* **Required work**: Exactly as written, retype the listing below, omitting the pictures.

* **Dataset content**:
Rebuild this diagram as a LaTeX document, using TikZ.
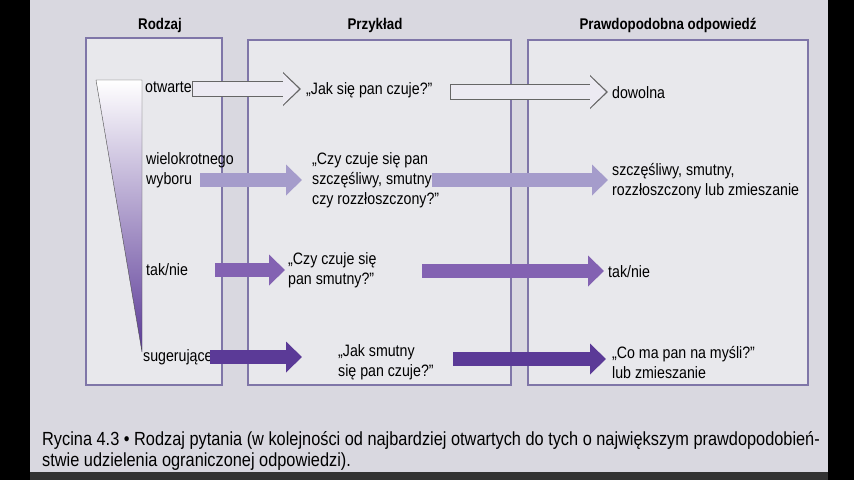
\documentclass[tikz,border=0pt]{standalone}
\usepackage{fontspec}
\setmainfont[FakeStretch=0.86]{Liberation Sans}
\usetikzlibrary{arrows.meta,positioning}
\definecolor{page}{HTML}{D9D8E0}
\definecolor{frame}{HTML}{7F76A8}
\definecolor{rowA}{HTML}{ECEAF2}
\definecolor{rowB}{HTML}{A59CCB}
\definecolor{rowC}{HTML}{8362B2}
\definecolor{rowD}{HTML}{5B3A97}
\begin{document}
\begin{tikzpicture}
		[x=1pt,y=-1pt,
		col/.style={draw=frame,line width=2.5pt,fill=page!60!white},
		head/.style={font=\fontsize{15.5}{18}\selectfont\bfseries},
		txt/.style={font=\fontsize{16.5}{20}\selectfont,align=left,anchor=west,inner sep=0pt},
		blk/.style={line width=14pt,-{Triangle[length=16pt,width=30pt]}},
		blkedge/.style={draw=black!60,line width=16pt,-{Triangle[length=18pt,width=33pt]}}]
		
		\useasboundingbox (0,0) rectangle (854,480);
		\fill[page] (0,0) rectangle (854,480);
		\fill[black] (0,0) rectangle (30,480);
		\fill[black] (828,0) rectangle (854,480);
		\fill[black!80] (30,472) rectangle (828,480);
		
		% columns
		\draw[col] (86,38) rectangle (222,385);
		\draw[col] (248,40) rectangle (511,385);
		\draw[col] (528,40) rectangle (808,385);
		\node[head] (hRodzaj) at (160,25) {Rodzaj};
		\node[head] (hPrzyklad) at (375,25) {Przykład};
		\node[head] (hOdp) at (668,25) {Prawdopodobna odpowiedź};
		
		% wedge
		\shade[top color=white,bottom color=rowD,draw=black!70,thin]
			(96,80) -- (142,80) -- (142,352) -- cycle;
		
		% kinds
		\node[txt] (k1) at (145,87) {otwarte};
		\node[txt] (k2) at (146,170) {wielokrotnego\\wyboru};
		\node[txt] (k3) at (146,270) {tak/nie};
		\node[txt] (k4) at (143,357) {sugerujące};
		
		% examples
		\node[txt] (e1) at (306,90) {„Jak się pan czuje?''};
		\node[txt] (e2) at (312,180) {„Czy czuje się pan\\szczęśliwy, smutny\\czy rozzłoszczony?''};
		\node[txt] (e3) at (288,270) {„Czy czuje się\\pan smutny?''};
		\node[txt] (e4) at (338,362) {„Jak smutny\\się pan czuje?''};
		
		% answers
		\node[txt] (a1) at (612,93) {dowolna};
		\node[txt] (a2) at (612,181) {szczęśliwy, smutny,\\rozzłoszczony lub zmieszanie};
		\node[txt] (a3) at (608,272) {tak/nie};
		\node[txt] (a4) at (612,362) {„Co ma pan na myśli?''\\lub zmieszanie};
		
		\coordinate (p1) at (192,89);  \coordinate (q1) at (450,92);
		\coordinate (p2) at (200,180); \coordinate (q2) at (432,180);
		\coordinate (p3) at (215,270); \coordinate (q3) at (422,271);
		\coordinate (p4) at (210,357); \coordinate (q4) at (453,359);
		
		\draw[blkedge] (p1) -- ([xshift=-5pt]p1 -| e1.west);
		\draw[blk,draw=rowA] ([xshift=1pt]p1) -- ([xshift=-7pt]p1 -| e1.west);
		\draw[blkedge] (q1) -- ([xshift=-4pt]q1 -| a1.west);
		\draw[blk,draw=rowA] ([xshift=1pt]q1) -- ([xshift=-6pt]q1 -| a1.west);
		\draw[blk,draw=rowB] (p2) -- ([xshift=-10pt]p2 -| e2.west);
		\draw[blk,draw=rowB] (q2) -- ([xshift=-4pt]q2 -| a2.west);
		\draw[blk,draw=rowC] (p3) -- ([xshift=-3pt]p3 -| e3.west);
		\draw[blk,draw=rowC] (q3) -- ([xshift=-4pt]q3 -| a3.west);
		\draw[blk,draw=rowD] (p4) -- ([xshift=-36pt]p4 -| e4.west);
		\draw[blk,draw=rowD] (q4) -- ([xshift=-6pt]q4 -| a4.west);
		
		% caption
		\node[txt,font=\fontsize{19}{21}\selectfont,anchor=north west] (cap) at (42,431)
			{Rycina 4.3 • Rodzaj pytania (w kolejności od najbardziej otwartych do tych o największym prawdopodobień-\\stwie udzielenia ograniczonej odpowiedzi).};
		
	\end{tikzpicture}
\end{document}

* **Exercise output**:
Rebuild this diagram as a LaTeX document, using TikZ.
\documentclass[tikz,border=0pt]{standalone}
\usepackage{fontspec}
\setmainfont[FakeStretch=0.86]{Liberation Sans}
\usetikzlibrary{arrows.meta,positioning}
\definecolor{page}{HTML}{D9D8E0}
\definecolor{frame}{HTML}{7F76A8}
\definecolor{rowA}{HTML}{ECEAF2}
\definecolor{rowB}{HTML}{A59CCB}
\definecolor{rowC}{HTML}{8362B2}
\definecolor{rowD}{HTML}{5B3A97}
\begin{document}
\begin{tikzpicture}
		[x=1pt,y=-1pt,
		col/.style={draw=frame,line width=2.5pt,fill=page!60!white},
		head/.style={font=\fontsize{15.5}{18}\selectfont\bfseries},
		txt/.style={font=\fontsize{16.5}{20}\selectfont,align=left,anchor=west,inner sep=0pt},
		blk/.style={line width=14pt,-{Triangle[length=16pt,width=30pt]}},
		blkedge/.style={draw=black!60,line width=16pt,-{Triangle[length=18pt,width=33pt]}}]
		
		\useasboundingbox (0,0) rectangle (854,480);
		\fill[page] (0,0) rectangle (854,480);
		\fill[black] (0,0) rectangle (30,480);
		\fill[black] (828,0) rectangle (854,480);
		\fill[black!80] (30,472) rectangle (828,480);
		
		% columns
		\draw[col] (86,38) rectangle (222,385);
		\draw[col] (248,40) rectangle (511,385);
		\draw[col] (528,40) rectangle (808,385);
		\node[head] (hRodzaj) at (160,25) {Rodzaj};
		\node[head] (hPrzyklad) at (375,25) {Przykład};
		\node[head] (hOdp) at (668,25) {Prawdopodobna odpowiedź};
		
		% wedge
		\shade[top color=white,bottom color=rowD,draw=black!70,thin]
			(96,80) -- (142,80) -- (142,352) -- cycle;
		
		% kinds
		\node[txt] (k1) at (145,87) {otwarte};
		\node[txt] (k2) at (146,170) {wielokrotnego\\wyboru};
		\node[txt] (k3) at (146,270) {tak/nie};
		\node[txt] (k4) at (143,357) {sugerujące};
		
		% examples
		\node[txt] (e1) at (306,90) {„Jak się pan czuje?''};
		\node[txt] (e2) at (312,180) {„Czy czuje się pan\\szczęśliwy, smutny\\czy rozzłoszczony?''};
		\node[txt] (e3) at (288,270) {„Czy czuje się\\pan smutny?''};
		\node[txt] (e4) at (338,362) {„Jak smutny\\się pan czuje?''};
		
		% answers
		\node[txt] (a1) at (612,93) {dowolna};
		\node[txt] (a2) at (612,181) {szczęśliwy, smutny,\\rozzłoszczony lub zmieszanie};
		\node[txt] (a3) at (608,272) {tak/nie};
		\node[txt] (a4) at (612,362) {„Co ma pan na myśli?''\\lub zmieszanie};
		
		\coordinate (p1) at (192,89);  \coordinate (q1) at (450,92);
		\coordinate (p2) at (200,180); \coordinate (q2) at (432,180);
		\coordinate (p3) at (215,270); \coordinate (q3) at (422,271);
		\coordinate (p4) at (210,357); \coordinate (q4) at (453,359);
		
		\draw[blkedge] (p1) -- ([xshift=-5pt]p1 -| e1.west);
		\draw[blk,draw=rowA] ([xshift=1pt]p1) -- ([xshift=-7pt]p1 -| e1.west);
		\draw[blkedge] (q1) -- ([xshift=-4pt]q1 -| a1.west);
		\draw[blk,draw=rowA] ([xshift=1pt]q1) -- ([xshift=-6pt]q1 -| a1.west);
		\draw[blk,draw=rowB] (p2) -- ([xshift=-10pt]p2 -| e2.west);
		\draw[blk,draw=rowB] (q2) -- ([xshift=-4pt]q2 -| a2.west);
		\draw[blk,draw=rowC] (p3) -- ([xshift=-3pt]p3 -| e3.west);
		\draw[blk,draw=rowC] (q3) -- ([xshift=-4pt]q3 -| a3.west);
		\draw[blk,draw=rowD] (p4) -- ([xshift=-36pt]p4 -| e4.west);
		\draw[blk,draw=rowD] (q4) -- ([xshift=-6pt]q4 -| a4.west);
		
		% caption
		\node[txt,font=\fontsize{19}{21}\selectfont,anchor=north west] (cap) at (42,431)
			{Rycina 4.3 • Rodzaj pytania (w kolejności od najbardziej otwartych do tych o największym prawdopodobień-\\stwie udzielenia ograniczonej odpowiedzi).};
		
	\end{tikzpicture}
\end{document}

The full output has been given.